鬼子母神さま

小学生のときに転校しました。

母の弟と暮らしていた祖父母と、叔父家族が仲違いをして叔父家族が家を出てしまって、老いた祖父母が二人で暮らすことになって、

心配でいてもたってもいられなくなった母が祖父母の家に戻ったためでした。

父は何人かの人を雇って商売をしていて、これから新しい事業を初めるところだったらしいですが、何年かかけてその場所での仕事をたたみました。


そのとき祖父は83歳、祖母は76歳。祖母は認知症でした。当時は認知症という病気がなくて、母のこともわからない祖母を「ボケている」とみんなが言ってました。両親は何とか治らないかと拝みやさんに行ったり、もちろん医者にも行きましたがわかりませんでした。拝みやさんでは「狐が憑いてる」と言われたようでした。毎晩8時になると両親は私と兄を連れて近くの鬼子母神さんにお願いに行くんです。中に入って、長い長い何か…お経のようなものを読んでました。「鬼子母神さんは母親の子供の心配事をきいてくださる神様だけど、親を心配する子供の願いもきいてくださるはずだ。」と母は言ってました。母は毎晩祖母のことを願いに行ってたんです。


どんどん症状が酷くなる祖母、

毎日下着は汚れ、壁に排泄物を塗りつけていた祖母。母は壁を拭いて、タライで素手で汚れた下着を洗っていました。「かなんわぁ」と独り言を言ってたけれど、祖母を叱ることはありませんでした。

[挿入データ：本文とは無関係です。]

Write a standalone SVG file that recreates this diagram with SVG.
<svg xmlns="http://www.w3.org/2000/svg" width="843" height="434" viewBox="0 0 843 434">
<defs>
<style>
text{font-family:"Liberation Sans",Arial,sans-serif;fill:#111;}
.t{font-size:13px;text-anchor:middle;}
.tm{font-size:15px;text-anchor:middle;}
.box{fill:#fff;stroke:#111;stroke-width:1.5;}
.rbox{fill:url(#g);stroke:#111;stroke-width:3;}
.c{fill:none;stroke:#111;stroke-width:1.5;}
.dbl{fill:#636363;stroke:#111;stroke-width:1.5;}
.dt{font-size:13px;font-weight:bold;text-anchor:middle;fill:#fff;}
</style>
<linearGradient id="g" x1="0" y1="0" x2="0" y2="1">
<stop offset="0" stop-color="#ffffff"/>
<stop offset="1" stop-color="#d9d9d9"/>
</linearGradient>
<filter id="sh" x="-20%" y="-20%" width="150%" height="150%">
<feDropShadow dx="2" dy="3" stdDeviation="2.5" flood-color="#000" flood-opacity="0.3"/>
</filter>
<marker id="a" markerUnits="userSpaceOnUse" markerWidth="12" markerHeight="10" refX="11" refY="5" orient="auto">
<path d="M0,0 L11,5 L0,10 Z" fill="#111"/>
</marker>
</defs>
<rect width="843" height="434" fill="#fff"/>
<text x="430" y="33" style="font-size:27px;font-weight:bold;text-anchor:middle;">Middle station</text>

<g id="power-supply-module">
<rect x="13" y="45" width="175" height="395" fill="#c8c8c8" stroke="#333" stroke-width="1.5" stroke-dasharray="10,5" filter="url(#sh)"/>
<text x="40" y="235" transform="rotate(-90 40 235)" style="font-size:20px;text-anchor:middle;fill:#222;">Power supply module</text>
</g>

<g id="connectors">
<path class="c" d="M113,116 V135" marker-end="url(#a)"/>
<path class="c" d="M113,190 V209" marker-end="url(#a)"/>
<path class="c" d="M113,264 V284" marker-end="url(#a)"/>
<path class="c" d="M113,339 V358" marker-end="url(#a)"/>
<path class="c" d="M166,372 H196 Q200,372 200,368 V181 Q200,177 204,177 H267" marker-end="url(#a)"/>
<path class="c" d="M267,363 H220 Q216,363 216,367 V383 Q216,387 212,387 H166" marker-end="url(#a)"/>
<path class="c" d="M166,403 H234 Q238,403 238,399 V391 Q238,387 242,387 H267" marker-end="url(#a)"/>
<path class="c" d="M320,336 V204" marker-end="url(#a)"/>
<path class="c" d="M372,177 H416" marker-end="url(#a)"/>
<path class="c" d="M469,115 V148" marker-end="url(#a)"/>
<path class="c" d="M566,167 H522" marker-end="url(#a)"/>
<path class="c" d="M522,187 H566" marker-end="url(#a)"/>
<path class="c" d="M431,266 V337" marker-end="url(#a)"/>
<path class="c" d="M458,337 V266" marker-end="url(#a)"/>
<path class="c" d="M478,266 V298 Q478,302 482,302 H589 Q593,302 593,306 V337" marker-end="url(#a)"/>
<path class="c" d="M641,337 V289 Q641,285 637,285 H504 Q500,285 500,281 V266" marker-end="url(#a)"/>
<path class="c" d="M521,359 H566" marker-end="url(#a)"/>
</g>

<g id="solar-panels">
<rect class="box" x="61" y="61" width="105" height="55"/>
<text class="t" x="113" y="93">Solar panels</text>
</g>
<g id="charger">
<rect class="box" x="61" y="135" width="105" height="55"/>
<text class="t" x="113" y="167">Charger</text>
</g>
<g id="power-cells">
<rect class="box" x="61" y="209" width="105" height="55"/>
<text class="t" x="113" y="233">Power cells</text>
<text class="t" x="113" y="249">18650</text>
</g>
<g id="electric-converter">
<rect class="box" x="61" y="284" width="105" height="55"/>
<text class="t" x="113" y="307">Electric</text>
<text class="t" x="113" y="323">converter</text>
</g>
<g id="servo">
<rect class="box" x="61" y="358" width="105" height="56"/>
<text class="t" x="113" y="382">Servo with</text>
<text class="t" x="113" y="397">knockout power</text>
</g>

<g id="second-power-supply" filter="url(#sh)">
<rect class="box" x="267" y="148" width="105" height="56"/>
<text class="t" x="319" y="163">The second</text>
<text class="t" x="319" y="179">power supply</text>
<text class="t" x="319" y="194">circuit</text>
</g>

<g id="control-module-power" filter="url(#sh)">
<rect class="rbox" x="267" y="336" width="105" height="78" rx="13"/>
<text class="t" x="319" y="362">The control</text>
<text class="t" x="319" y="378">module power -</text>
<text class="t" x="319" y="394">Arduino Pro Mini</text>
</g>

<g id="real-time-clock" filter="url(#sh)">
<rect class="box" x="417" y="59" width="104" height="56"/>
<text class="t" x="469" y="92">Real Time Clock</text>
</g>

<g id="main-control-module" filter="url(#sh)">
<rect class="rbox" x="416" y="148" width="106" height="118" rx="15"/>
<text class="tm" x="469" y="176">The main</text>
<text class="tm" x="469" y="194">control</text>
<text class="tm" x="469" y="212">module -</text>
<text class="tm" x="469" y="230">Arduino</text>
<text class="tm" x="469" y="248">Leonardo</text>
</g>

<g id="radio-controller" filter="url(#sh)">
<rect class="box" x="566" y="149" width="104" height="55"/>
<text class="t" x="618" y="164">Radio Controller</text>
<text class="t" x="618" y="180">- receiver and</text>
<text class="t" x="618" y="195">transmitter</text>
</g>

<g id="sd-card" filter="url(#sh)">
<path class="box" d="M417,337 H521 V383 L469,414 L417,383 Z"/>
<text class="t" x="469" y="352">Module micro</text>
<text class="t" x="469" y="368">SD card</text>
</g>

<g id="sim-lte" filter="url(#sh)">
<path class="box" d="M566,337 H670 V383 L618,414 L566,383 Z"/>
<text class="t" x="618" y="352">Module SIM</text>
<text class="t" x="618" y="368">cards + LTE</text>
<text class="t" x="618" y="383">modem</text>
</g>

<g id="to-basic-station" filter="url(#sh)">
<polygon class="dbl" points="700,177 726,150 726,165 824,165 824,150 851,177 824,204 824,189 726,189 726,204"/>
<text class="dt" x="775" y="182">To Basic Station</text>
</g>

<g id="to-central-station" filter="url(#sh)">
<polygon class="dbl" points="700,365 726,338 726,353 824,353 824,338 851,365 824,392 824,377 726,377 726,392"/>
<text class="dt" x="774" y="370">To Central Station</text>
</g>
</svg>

祖父が亡くなってから夜中の徘徊がはじまりました。祖父を探しに歩いていたのでしょうか。

鍵をしても中から開けられます。祖母は病院に行きました。当時は施設もないし、精神病院でした。祖母はすぐに帰ってきました。小さな木の棺に足を屈めて入れられてました。母…ボーゼンとしてました。


母は祖父母を尊敬していました。母の口から祖父母の悪いことを聞いたことがありません。立派な祖父、仲良い祖父母…と私によく言ってました。母は祖父母が大好きでした。

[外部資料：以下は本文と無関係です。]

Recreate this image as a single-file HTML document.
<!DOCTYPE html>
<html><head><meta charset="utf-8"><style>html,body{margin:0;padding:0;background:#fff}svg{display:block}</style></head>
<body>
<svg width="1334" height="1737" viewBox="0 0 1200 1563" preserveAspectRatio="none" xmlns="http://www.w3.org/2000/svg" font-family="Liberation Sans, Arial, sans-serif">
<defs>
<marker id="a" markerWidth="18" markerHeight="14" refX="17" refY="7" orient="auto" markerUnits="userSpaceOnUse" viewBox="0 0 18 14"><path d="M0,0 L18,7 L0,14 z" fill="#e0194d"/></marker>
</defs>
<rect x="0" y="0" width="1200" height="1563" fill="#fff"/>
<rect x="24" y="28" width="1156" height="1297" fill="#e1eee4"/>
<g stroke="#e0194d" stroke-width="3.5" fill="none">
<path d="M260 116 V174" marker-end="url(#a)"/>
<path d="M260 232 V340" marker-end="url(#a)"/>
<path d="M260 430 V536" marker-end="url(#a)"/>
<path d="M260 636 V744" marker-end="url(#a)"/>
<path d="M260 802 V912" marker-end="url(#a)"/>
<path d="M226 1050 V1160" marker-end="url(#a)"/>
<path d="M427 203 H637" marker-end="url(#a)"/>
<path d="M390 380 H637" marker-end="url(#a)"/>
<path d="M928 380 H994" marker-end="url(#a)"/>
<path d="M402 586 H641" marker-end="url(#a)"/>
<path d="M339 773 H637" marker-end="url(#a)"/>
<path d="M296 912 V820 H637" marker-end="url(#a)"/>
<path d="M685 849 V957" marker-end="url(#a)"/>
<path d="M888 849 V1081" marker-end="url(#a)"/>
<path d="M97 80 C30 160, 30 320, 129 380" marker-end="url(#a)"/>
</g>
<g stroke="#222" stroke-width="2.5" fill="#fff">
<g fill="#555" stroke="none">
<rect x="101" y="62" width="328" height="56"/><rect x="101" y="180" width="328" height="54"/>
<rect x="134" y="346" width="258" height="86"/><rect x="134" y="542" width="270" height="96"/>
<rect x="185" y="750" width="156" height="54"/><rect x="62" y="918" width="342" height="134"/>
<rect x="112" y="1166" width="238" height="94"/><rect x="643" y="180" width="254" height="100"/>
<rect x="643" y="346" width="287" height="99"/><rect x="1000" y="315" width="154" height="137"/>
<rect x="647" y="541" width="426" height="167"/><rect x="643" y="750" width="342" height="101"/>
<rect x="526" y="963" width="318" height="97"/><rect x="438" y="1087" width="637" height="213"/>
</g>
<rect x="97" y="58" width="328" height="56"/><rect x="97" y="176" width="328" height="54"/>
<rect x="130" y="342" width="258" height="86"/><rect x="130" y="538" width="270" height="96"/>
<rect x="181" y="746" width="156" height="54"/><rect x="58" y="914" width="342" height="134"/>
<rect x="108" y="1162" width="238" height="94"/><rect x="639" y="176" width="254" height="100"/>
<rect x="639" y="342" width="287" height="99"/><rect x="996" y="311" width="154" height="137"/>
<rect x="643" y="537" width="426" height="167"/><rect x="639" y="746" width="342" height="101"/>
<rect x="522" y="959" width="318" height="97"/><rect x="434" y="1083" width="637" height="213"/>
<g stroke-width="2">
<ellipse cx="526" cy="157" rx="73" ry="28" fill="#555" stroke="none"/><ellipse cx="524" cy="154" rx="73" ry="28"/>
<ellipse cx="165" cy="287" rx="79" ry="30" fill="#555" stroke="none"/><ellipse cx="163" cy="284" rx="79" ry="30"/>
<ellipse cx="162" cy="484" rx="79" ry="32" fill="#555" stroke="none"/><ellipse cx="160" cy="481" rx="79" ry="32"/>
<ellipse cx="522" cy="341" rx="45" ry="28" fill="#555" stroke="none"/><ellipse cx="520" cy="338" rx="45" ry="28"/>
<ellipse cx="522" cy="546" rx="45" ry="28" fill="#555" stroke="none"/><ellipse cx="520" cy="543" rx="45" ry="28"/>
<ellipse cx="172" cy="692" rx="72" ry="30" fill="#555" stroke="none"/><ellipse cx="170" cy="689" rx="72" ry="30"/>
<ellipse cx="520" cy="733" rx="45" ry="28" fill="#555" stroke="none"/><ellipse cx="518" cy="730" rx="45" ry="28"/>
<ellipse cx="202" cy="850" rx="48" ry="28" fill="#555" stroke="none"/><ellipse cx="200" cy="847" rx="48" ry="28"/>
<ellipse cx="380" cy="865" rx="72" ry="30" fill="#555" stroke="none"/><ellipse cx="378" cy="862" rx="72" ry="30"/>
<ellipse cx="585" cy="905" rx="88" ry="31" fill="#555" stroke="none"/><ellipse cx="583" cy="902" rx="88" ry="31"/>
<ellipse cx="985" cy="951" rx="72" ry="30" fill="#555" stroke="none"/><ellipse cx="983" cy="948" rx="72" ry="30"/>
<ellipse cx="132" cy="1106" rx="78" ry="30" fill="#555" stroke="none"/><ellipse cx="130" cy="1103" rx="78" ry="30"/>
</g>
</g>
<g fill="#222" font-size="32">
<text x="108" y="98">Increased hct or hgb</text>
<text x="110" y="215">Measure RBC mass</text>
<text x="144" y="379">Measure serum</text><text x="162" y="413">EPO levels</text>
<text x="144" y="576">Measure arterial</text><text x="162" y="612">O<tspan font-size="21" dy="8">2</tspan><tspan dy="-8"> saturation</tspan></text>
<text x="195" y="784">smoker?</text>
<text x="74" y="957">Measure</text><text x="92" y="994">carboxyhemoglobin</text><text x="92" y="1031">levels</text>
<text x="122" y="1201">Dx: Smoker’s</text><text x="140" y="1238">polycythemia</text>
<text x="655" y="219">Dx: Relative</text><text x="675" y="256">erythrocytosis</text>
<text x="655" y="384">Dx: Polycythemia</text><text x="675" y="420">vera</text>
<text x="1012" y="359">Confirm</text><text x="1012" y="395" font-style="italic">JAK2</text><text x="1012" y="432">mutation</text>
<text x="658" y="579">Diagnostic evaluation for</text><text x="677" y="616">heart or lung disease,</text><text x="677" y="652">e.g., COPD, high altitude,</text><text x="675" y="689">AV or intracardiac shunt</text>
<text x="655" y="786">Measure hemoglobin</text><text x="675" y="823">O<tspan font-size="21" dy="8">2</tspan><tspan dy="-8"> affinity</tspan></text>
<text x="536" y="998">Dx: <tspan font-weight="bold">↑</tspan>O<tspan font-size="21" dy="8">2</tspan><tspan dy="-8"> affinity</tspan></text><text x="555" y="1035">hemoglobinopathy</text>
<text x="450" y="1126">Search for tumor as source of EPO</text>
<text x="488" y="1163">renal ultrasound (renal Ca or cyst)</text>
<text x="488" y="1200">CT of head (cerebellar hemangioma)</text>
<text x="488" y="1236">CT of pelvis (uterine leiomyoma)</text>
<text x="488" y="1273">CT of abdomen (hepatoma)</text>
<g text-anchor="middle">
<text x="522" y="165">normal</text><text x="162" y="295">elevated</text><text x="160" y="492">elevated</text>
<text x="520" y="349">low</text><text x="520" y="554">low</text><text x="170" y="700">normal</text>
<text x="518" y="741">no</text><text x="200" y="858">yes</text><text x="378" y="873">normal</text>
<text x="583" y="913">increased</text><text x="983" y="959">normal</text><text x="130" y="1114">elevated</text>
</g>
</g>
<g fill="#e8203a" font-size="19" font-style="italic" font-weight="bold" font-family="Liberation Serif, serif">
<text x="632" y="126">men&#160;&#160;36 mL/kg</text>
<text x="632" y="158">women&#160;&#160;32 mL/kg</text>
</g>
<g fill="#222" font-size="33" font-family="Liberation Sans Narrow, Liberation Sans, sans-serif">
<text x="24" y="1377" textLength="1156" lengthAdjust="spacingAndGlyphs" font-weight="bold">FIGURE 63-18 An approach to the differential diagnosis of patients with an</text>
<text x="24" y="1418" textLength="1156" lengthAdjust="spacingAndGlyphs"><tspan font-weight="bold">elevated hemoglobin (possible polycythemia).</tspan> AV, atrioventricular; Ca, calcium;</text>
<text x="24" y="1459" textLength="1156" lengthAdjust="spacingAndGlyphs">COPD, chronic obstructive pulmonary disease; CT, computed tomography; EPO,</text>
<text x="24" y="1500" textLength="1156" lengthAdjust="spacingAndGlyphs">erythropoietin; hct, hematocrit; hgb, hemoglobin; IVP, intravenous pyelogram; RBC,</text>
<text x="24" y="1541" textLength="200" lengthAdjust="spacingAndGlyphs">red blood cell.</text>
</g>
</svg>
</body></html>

私の母は困った母でした。ため息が出るようなこともたくさんありました。友人の優しいお母さんが羨ましかった。だけど、私は母をやっぱり尊敬しています。それは幼いとき目の前でタライで下着を洗ってる母を見たり、祖父母を心配する母を見ていたからだと思います。

親を尊敬できるのは幸せなことだなーって思います。


母は晩年、寂しい寂しいってよく電話をかけてきました。当時はデイサービスが始まった頃、母は子供のためにデイに行ってやろうなんて思うこともなかった。ただ、亡くなるまで子供や孫の日々の暮らし(病気や事故)を心配する母でした。


親が子供にできることは…

姿を見せることなんじゃないかと思いました。

一生懸命に働く姿

家族を思う姿

人に優しくしている姿

親を敬う姿



私の実家の近く、歩いて五分もかからないところに鬼子母神さんがあって、いつも行きたいな…って思ってました。娘の身体が心配なので、、

京都にも近くにあると昨日聞いて、今日行ってきました。

ですが、その鬼子母神さんは介護施設やご葬儀場まで運営されていて、悲しい気持ちになりました。


この社会の先には何があるのでしょう。